Fettweis comments on American feelings of insecurity in Pathologies of Power:

International politics has its own version, according to Karl Deutsch: insecurity expands along with power. As states get stronger, they identify more interests, and the number of threats they perceive tends to grow. Consequently, the stronger countries are, the more insecure they often feel. Logic might suggest that the opposite should be true, that power and security ought to be directly related, that as state power grows, so to should security. Presumably potential challengers should be emboldened by weakness and deterred by strength. Why, then, do strong states seem to worry more, often about seemingly trivial matters? (p. 25)

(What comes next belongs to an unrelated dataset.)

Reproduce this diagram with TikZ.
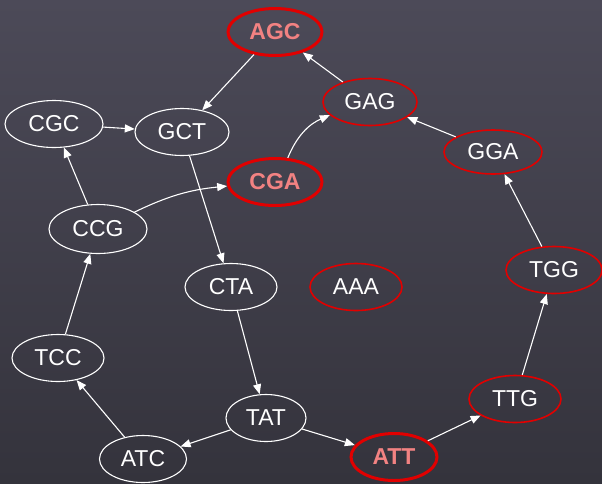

The more grandiose and ambitious the role that one imagines for the U.S. in the world, the more that one is going to be alarmed by crises and conflicts that have little or nothing to do with American or even allied security. That means perceiving threats to the U.S. where none exists and exaggerating the ones that do into “existential” threats. As long as the U.S. imagines itself to be global hegemon and the sustainer of global order, Americans will often be encouraged to conflate dangers limited to a particular region with dangers for the U.S. and the entire alliance structure that it has built since WWII. Oddly, this always puts supports of a hyper-active U.S. foreign policy in the role of constantly warning about the fragility and weakness of the system, while critics and opponents of this role for the U.S. are usually more sanguine about foreign threats and frequently much more accurate in their assessments of them. Hegemonists inflate threats because their view of America’s role in the world is greatly inflated, and in some ways can’t acknowledge the limited and minor nature of contemporary threats because this would render a hyper-active foreign policy redundant and undesirable.